Marching under the theme “Celebration of Love,” celebrants were especially giddy because a government-endorsed marriage equality bill is now expected to become law.

The procession filled one side of a major Bangkok thoroughfare in the city’s busiest commercial district.  Foreign embassies, local and national businesses and organizations, and multi-national corporations had parade entries. Festive floats blasted dance music, drag queens strutted, drummers drummed, and rainbow flags waved.

The Thai Senate is likely to approve the marriage equality bill later this month, then it needs final royal endorsement. That would make Thailand the third Asian country to open civil marriage to same-gender couples, behind Taiwan and Nepal. It would be the first in Southeast Asia.

     Voters in Mexico made history this week with the election of the country’s first woman and first Jewish president.  Liberal former Mexico City Mayor Claudia Sheinbaum defeated a right-leaning female candidate in a landslide vote on June 2nd.

Sheinbaum’s platform called for “absolute respect for diverse gender identities,” and “public policies … to eradicate hate crimes and violence against LGBTIQ+ communities because of gender and sexual orientation.” She proclaimed, “Without diversity there is no democracy.”
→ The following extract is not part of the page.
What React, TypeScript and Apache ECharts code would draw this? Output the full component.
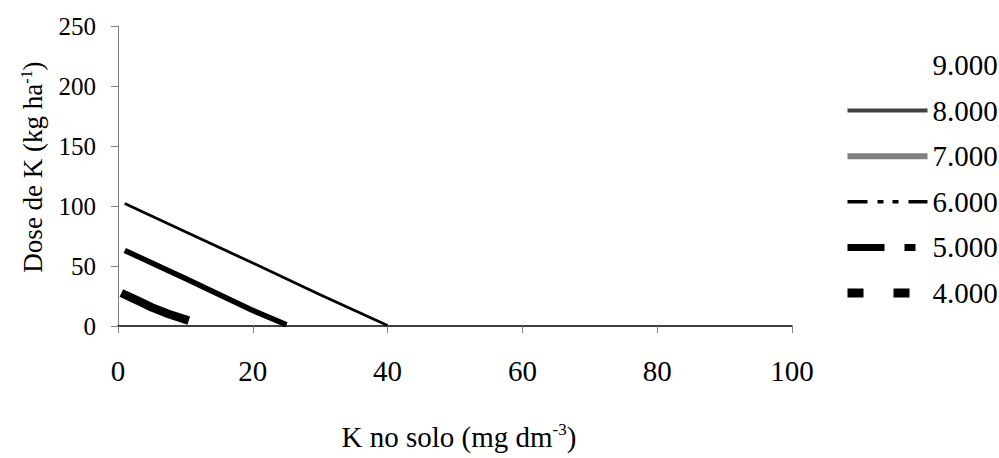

    A Missouri trans man was awarded 4.7 million dollars in damages for being denied access to school bathrooms and changing rooms that matched his gender identity. The lawsuit has been raging for ten long years.

The plaintiff is identified in court documents as “RMA.” He asked to use the boys’ facilities after he had the gender marker on his birth certificate updated in 2014.

RMA played on the boys’ football and track teams. He said that he was forced to use a “separate, single person, unisex bathroom outside of the boys’ locker room.”  The stigma soon overtook his competitive spirt and he stopped competing entirely.

A jury originally awarded RMA the 4.7-million-dollars in 2021, but the Blue Springs School District in Kansas City, Missouri appealed.

State Appeals Court Judge Anthony Gabbert upheld that original decision on June 4th.

Gabbert noted that the district had “not actually determin[ed] the nature of ‘RMA’s genitalia,” and “does not speculate, inspect or otherwise inquire as to the genitalia of other male students.” That, he said, constitutes discrimination.


    Finally, a drag queen story time in Philadelphia, Pennsylvania set the Guinness World Record for the largest-ever attendance at such an event.

Rather than in a library or bookstore, the city’s venerable Philadelphia Gay News teamed with the tourism-promoting Visit Philadelphia to hold the historic event at the National Constitution Center. It was the June 1st kick off for the city’s Pride Month.

Drag performer Brittany Lynn heads the city’s award-winning Philly Drag Mafia and served as emcee.  Lynn read Hello, Philadelphia! by Martha Day Zschock.  Miss Aurora read ’Twas the Night Before Pride, written by Joanna McClintick and illustrated by Juana Medina.  Icon Ebony Fierce read Elmer by David McKee.  Athena Chanteuse read The Family Book by Todd Parr. Morgan read Kevin the Unicorn: It’s Not All Rainbows by Jessika von Innerebner.

Drag queen story times have increasingly been targeted by far-right groups. The insurrectionist Proud Boys in the U.S. and similar groups in the U.K., Australia and elsewhere have threatened actual violence against performers and venues. They show no regard for the safety or wellbeing of the parents in attendance, let alone the children they claim to be “protecting.”

Guinness officials set the bar and were on hand in Philadelphia to count the crowd of 263 parents and kids.

[SOUND - Michael Empric, Guinness]

Empric: So today in Philadelphia, Pennsylvania, U.S.A., you had 263 …

(Crowd cheers)

Guinness credits H&M, the Marsha P. Johnson Institute and Gayletter with hosting the most people attending a drag brunch in June 2023. Four hundred and twelve people were present for that Pride event in Brooklyn, New York.